A carta em questão, de 27 de abril, é subscrita por 18 procuradores (mais de metade do total em ativo em Timor-Leste, atualmente 30) ainda que só tenha as assinaturas de sete deles: Domingos Barreto, Renato Bere Nahak, António Tavares da Silva, José Elo, Gustavo Moreira da Silva, Bartolomeu de Araújo e Osório de Deus.

Dos restantes 11 procuradores cujos nomes figuram na carta, a Lusa sabe que dois se distanciaram do documento tendo os restantes nove optado por manter-se em silêncio durante a fase de inquérito conduzida pelo CSMP.

A condenação pelo CSMP, a que Lusa teve acesso, considera que a carta “comporta acusações, expressões, afirmações e insinuações falsas de extrema gravidade, que traduzem falta de respeito devido” ao procurador-geral da República, José da Costa Ximenes, à adjunta do procurador-geral, Zélia Trindade, à procuradora de Díli Angelina Saldanha e à instituição.

“Com tais acusações falsas, imputações e expressões de caráter injurioso, os arguidos beliscaram a honra, o bom nome e a reputação desses dirigentes do Ministério Público”, refere a decisão que aplica aos procuradores a “pena de inatividade”.

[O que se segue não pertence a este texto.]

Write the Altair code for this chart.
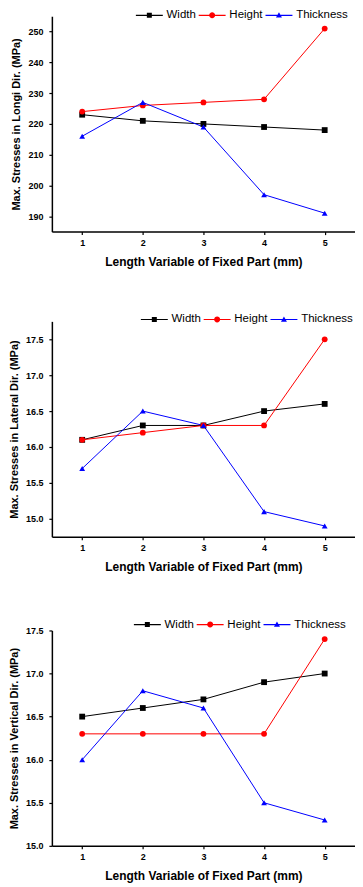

O CSMP recorda no texto de condenação, assinado pelo vice-presidente Nelson de Carvalho, que dois dos procuradores, Domingos Barreto e António Tavares da Silva, já foram antes disciplinarmente punidos com pena única de inatividade, respetivamente de um ano e de 90 dias.

Considera ainda que com “pouco mais de 16 meses de carreira na magistratura do Ministério Público” os arguidos Gustavo Augusto da Silva Moreira, Bartolomeu de Araújo e Osório de Deus “tinham a obrigação e o dever de abster-se e demarcar-se do conteúdo da carta, porque tinham um conhecimento incipiente do Ministério Público e dos seus dirigentes”.

“Deixaram-se influenciar pelos magistrados mais antigos ou por entidade ou indivíduos fora do Ministério Público que querem não só destabilizar e desorganizar o Ministério Público, mas também pôr em causa o excelente trabalho que esta instituição e os seus magistrados vêm desenvolvendo”, nota ainda.

A pena de condenação, explica o CSMP, tem em conta a “acusação provada (…), a gravidade das afirmações e acusações, a culpa dos arguidos (…) e a necessidade de prevenir comportamento semelhante no futuro”.

A carta dos procuradores surgiu num momento de crise institucional entre o Parlamento Nacional e o então Presidente da República, Taur Matan Ruak, na sequência das decisões do chefe de Estado sobre a nomeação do novo presidente do Tribunal de Recurso e a renovação do mandato do procurador-geral timorenses.